>> START RECORDS

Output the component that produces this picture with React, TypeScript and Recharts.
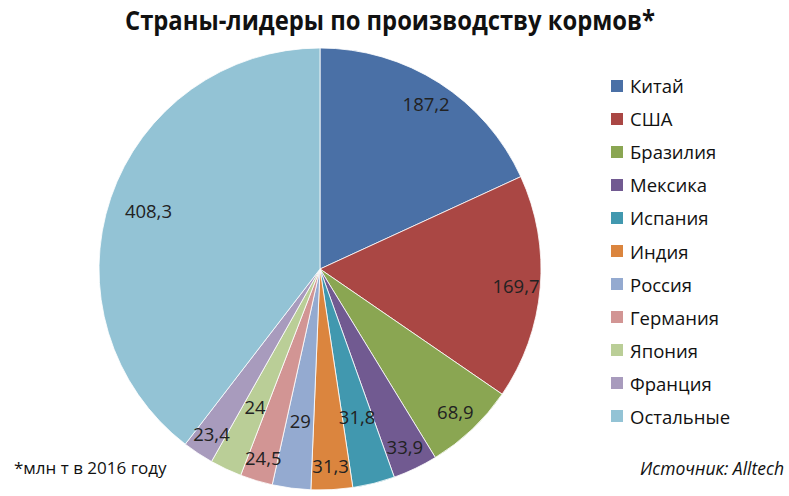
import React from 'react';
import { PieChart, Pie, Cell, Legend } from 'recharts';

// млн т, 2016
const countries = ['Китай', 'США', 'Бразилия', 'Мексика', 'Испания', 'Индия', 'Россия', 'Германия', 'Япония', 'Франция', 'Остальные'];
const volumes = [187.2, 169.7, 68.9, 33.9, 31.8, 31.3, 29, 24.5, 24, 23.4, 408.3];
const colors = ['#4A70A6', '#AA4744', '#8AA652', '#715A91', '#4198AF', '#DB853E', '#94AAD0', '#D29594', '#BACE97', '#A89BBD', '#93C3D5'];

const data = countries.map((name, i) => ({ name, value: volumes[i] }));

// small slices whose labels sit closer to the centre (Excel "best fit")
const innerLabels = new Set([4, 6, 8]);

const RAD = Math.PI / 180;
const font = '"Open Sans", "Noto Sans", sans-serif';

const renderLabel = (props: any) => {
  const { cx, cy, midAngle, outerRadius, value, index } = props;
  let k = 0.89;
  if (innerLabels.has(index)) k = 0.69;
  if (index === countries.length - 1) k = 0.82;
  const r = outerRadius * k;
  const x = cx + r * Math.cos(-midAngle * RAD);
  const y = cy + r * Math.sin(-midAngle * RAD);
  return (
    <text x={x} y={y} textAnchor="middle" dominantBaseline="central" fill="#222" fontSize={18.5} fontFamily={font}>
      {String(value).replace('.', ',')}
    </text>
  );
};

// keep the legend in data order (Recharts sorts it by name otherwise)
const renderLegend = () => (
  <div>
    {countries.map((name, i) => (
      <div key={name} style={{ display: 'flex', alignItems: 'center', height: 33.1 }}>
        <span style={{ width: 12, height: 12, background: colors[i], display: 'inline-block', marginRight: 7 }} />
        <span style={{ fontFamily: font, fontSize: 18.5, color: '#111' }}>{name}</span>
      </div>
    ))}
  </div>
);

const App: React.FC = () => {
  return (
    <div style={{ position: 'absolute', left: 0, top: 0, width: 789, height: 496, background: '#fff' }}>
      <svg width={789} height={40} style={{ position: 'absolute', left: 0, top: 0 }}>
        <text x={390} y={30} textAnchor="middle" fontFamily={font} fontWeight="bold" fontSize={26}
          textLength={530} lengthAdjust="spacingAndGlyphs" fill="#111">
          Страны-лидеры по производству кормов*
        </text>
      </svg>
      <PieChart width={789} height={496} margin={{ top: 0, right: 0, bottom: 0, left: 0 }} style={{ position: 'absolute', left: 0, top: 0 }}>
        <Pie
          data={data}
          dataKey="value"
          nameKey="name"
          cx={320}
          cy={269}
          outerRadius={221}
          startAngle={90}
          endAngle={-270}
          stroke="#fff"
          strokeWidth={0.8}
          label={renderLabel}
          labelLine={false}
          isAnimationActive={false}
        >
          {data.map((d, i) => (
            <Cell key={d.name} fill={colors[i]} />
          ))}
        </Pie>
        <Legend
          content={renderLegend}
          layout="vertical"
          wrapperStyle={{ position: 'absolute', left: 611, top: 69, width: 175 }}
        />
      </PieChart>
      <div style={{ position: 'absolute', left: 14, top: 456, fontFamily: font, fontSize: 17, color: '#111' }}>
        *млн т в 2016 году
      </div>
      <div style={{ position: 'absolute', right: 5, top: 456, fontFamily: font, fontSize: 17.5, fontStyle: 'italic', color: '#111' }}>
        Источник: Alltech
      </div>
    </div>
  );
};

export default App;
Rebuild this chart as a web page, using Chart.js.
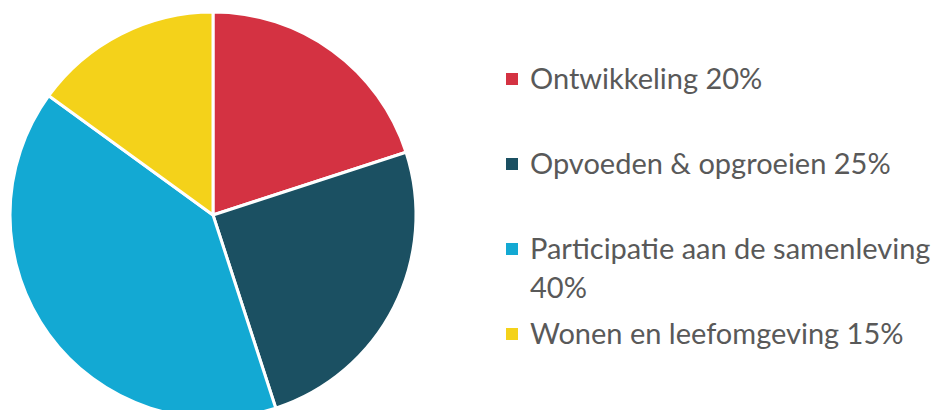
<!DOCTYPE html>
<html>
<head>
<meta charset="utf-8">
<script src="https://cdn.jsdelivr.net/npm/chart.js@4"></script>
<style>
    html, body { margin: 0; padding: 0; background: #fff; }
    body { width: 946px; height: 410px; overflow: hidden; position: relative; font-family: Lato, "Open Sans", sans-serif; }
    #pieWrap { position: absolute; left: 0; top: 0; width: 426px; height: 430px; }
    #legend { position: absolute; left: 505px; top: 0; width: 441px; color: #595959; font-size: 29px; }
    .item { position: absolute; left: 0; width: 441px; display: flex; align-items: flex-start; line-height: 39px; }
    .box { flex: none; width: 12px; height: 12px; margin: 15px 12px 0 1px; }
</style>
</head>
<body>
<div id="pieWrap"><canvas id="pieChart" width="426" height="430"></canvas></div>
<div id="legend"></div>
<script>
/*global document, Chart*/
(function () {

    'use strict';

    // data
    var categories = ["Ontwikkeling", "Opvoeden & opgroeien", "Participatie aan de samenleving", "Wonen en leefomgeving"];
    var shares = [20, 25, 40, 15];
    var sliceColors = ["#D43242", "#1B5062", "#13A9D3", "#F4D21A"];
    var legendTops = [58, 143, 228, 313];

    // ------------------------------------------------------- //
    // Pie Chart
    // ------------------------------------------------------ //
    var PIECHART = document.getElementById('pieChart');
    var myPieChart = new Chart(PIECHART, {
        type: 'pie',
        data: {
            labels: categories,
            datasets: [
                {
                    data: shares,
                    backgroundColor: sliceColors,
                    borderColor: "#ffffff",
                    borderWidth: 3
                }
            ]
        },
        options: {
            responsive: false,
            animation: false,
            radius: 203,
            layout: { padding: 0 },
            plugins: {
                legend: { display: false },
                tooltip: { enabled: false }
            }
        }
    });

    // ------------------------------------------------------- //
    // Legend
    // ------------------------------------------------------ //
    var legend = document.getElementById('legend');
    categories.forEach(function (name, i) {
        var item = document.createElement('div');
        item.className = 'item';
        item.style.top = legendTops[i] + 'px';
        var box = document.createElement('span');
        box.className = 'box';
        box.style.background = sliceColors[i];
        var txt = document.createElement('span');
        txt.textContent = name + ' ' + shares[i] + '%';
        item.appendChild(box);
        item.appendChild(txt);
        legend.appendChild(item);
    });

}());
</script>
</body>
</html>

>> END RECORDS

* **DIRECTIVE**: Determine the number of lines in the records that include the string "React", and respond with that number only.

* **EXERCISE SOLUTION**: 3